REQUIREMENTS: Take the material below and retype it in full; pictures are left out.

DATASET CONTENT:
# # #

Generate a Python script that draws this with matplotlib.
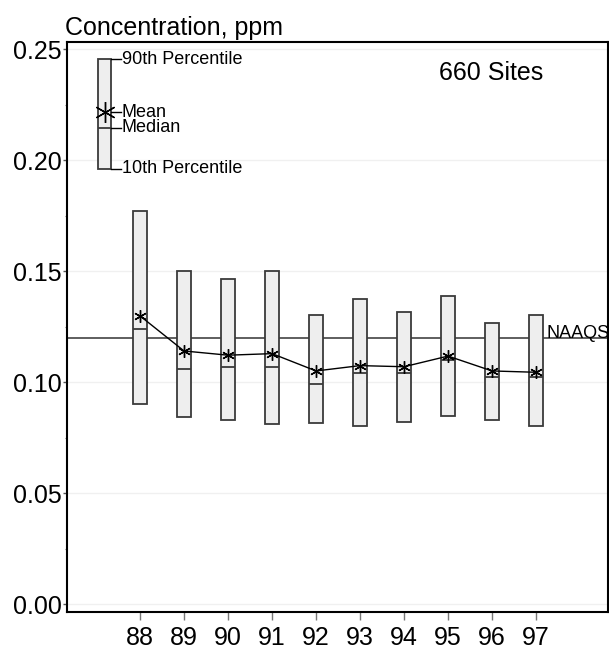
import matplotlib
matplotlib.use("Agg")
import matplotlib.pyplot as plt
import numpy as np

plt.rcParams['font.family'] = ['Liberation Sans', 'DejaVu Sans']

years = [88, 89, 90, 91, 92, 93, 94, 95, 96, 97]
p90 = [0.1773, 0.1500, 0.1464, 0.1500, 0.1305, 0.1374, 0.1315, 0.1389, 0.1269, 0.1305]
p10 = [0.0901, 0.0845, 0.0830, 0.0811, 0.0817, 0.0802, 0.0821, 0.0848, 0.0831, 0.0803]
median = [0.1239, 0.1060, 0.1069, 0.1069, 0.0991, 0.1041, 0.1041, 0.1100, 0.1025, 0.1025]
mean = [0.1299, 0.1141, 0.1122, 0.1129, 0.1051, 0.1075, 0.1070, 0.1118, 0.1051, 0.1045]
naaqs = 0.12

legend_x = 87.2
legend_vals = {"p90": 0.2456, "mean": 0.2216, "median": 0.2147, "p10": 0.1961}
legend_labels = {"p90": "90th Percentile", "mean": "Mean", "median": "Median", "p10": "10th Percentile"}

yticks = [0.00, 0.05, 0.10, 0.15, 0.20, 0.25]

fig = plt.figure(figsize=(6.09, 6.5), dpi=100)
ax = fig.add_axes([0.110, 0.0585, 0.888, 0.8765])

ax.set_xlim(86.34, 98.63)
ax.set_ylim(-0.0035, 0.2532)

for y in yticks:
    ax.axhline(y, color='#f0f0f0', lw=1, zorder=0)

ax.axhline(naaqs, color='#333333', lw=1.1, zorder=1)

w = 0.32
box_face = '#eeeeee'
box_edge = '#3a3a3a'
star = (6, 2, 0)
heights = [a - b for a, b in zip(p90, p10)]
ax.bar(years, heights, bottom=p10, width=w, facecolor=box_face, edgecolor=box_edge, linewidth=1.3, zorder=2)
ax.hlines(median, [x - w / 2 for x in years], [x + w / 2 for x in years], colors=box_edge, lw=1.3, zorder=3)
ax.plot(years, mean, color='black', lw=1.0, marker=star, markersize=9, markeredgewidth=1.0, zorder=4)

# legend glyph
lb = legend_vals
ax.bar([legend_x], [lb["p90"] - lb["p10"]], bottom=[lb["p10"]], width=0.29, facecolor=box_face,
       edgecolor=box_edge, linewidth=1.3, zorder=2)
ax.hlines([lb["median"]], legend_x - 0.145, legend_x + 0.145, colors=box_edge, lw=1.3, zorder=3)
ax.plot([legend_x], [lb["mean"]], marker=star, markersize=15, markeredgewidth=1.0, color='black', zorder=4)
for key in ["p90", "mean", "median", "p10"]:
    yv = lb[key]
    ax.plot([legend_x + 0.145, legend_x + 0.37], [yv, yv], color='black', lw=1.0, zorder=4)
    ax.text(legend_x + 0.39, yv, legend_labels[key], fontsize=13, va='center', ha='left')

ax.text(95.98, 0.2362, "660 Sites", fontsize=18, ha='center', va='baseline')
ax.text(97.23, naaqs, "NAAQS", fontsize=13, ha='left', va='baseline', clip_on=False)

ax.set_yticks(yticks)
ax.set_yticklabels([f"{v:.2f}" for v in yticks])
ax.set_yticks([0.025, 0.075, 0.125, 0.175, 0.225], minor=True)
ax.tick_params(axis='y', which='major', length=3, width=1, color='#555555', pad=1, labelsize=18)
ax.tick_params(axis='y', which='minor', length=1.5, width=0.8, color='#777777')
ax.set_xticks(years)
ax.set_xticklabels([str(y) for y in years])
ax.tick_params(axis='x', length=6, width=1, color='#777777', pad=4, labelsize=18)

for s in ax.spines.values():
    s.set_linewidth(1.5)
    s.set_color('black')

fig.text(65 / 609, 1 - 35 / 650, "Concentration, ppm", fontsize=18, ha='left', va='baseline')

fig.savefig("out.png", dpi=100)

# # #

WRITTEN RESPONSE:
Generate a Python script that draws this with matplotlib.
import matplotlib
matplotlib.use("Agg")
import matplotlib.pyplot as plt
import numpy as np

plt.rcParams['font.family'] = ['Liberation Sans', 'DejaVu Sans']

years = [88, 89, 90, 91, 92, 93, 94, 95, 96, 97]
p90 = [0.1773, 0.1500, 0.1464, 0.1500, 0.1305, 0.1374, 0.1315, 0.1389, 0.1269, 0.1305]
p10 = [0.0901, 0.0845, 0.0830, 0.0811, 0.0817, 0.0802, 0.0821, 0.0848, 0.0831, 0.0803]
median = [0.1239, 0.1060, 0.1069, 0.1069, 0.0991, 0.1041, 0.1041, 0.1100, 0.1025, 0.1025]
mean = [0.1299, 0.1141, 0.1122, 0.1129, 0.1051, 0.1075, 0.1070, 0.1118, 0.1051, 0.1045]
naaqs = 0.12

legend_x = 87.2
legend_vals = {"p90": 0.2456, "mean": 0.2216, "median": 0.2147, "p10": 0.1961}
legend_labels = {"p90": "90th Percentile", "mean": "Mean", "median": "Median", "p10": "10th Percentile"}

yticks = [0.00, 0.05, 0.10, 0.15, 0.20, 0.25]

fig = plt.figure(figsize=(6.09, 6.5), dpi=100)
ax = fig.add_axes([0.110, 0.0585, 0.888, 0.8765])

ax.set_xlim(86.34, 98.63)
ax.set_ylim(-0.0035, 0.2532)

for y in yticks:
    ax.axhline(y, color='#f0f0f0', lw=1, zorder=0)

ax.axhline(naaqs, color='#333333', lw=1.1, zorder=1)

w = 0.32
box_face = '#eeeeee'
box_edge = '#3a3a3a'
star = (6, 2, 0)
heights = [a - b for a, b in zip(p90, p10)]
ax.bar(years, heights, bottom=p10, width=w, facecolor=box_face, edgecolor=box_edge, linewidth=1.3, zorder=2)
ax.hlines(median, [x - w / 2 for x in years], [x + w / 2 for x in years], colors=box_edge, lw=1.3, zorder=3)
ax.plot(years, mean, color='black', lw=1.0, marker=star, markersize=9, markeredgewidth=1.0, zorder=4)

# legend glyph
lb = legend_vals
ax.bar([legend_x], [lb["p90"] - lb["p10"]], bottom=[lb["p10"]], width=0.29, facecolor=box_face,
       edgecolor=box_edge, linewidth=1.3, zorder=2)
ax.hlines([lb["median"]], legend_x - 0.145, legend_x + 0.145, colors=box_edge, lw=1.3, zorder=3)
ax.plot([legend_x], [lb["mean"]], marker=star, markersize=15, markeredgewidth=1.0, color='black', zorder=4)
for key in ["p90", "mean", "median", "p10"]:
    yv = lb[key]
    ax.plot([legend_x + 0.145, legend_x + 0.37], [yv, yv], color='black', lw=1.0, zorder=4)
    ax.text(legend_x + 0.39, yv, legend_labels[key], fontsize=13, va='center', ha='left')

ax.text(95.98, 0.2362, "660 Sites", fontsize=18, ha='center', va='baseline')
ax.text(97.23, naaqs, "NAAQS", fontsize=13, ha='left', va='baseline', clip_on=False)

ax.set_yticks(yticks)
ax.set_yticklabels([f"{v:.2f}" for v in yticks])
ax.set_yticks([0.025, 0.075, 0.125, 0.175, 0.225], minor=True)
ax.tick_params(axis='y', which='major', length=3, width=1, color='#555555', pad=1, labelsize=18)
ax.tick_params(axis='y', which='minor', length=1.5, width=0.8, color='#777777')
ax.set_xticks(years)
ax.set_xticklabels([str(y) for y in years])
ax.tick_params(axis='x', length=6, width=1, color='#777777', pad=4, labelsize=18)

for s in ax.spines.values():
    s.set_linewidth(1.5)
    s.set_color('black')

fig.text(65 / 609, 1 - 35 / 650, "Concentration, ppm", fontsize=18, ha='left', va='baseline')

fig.savefig("out.png", dpi=100)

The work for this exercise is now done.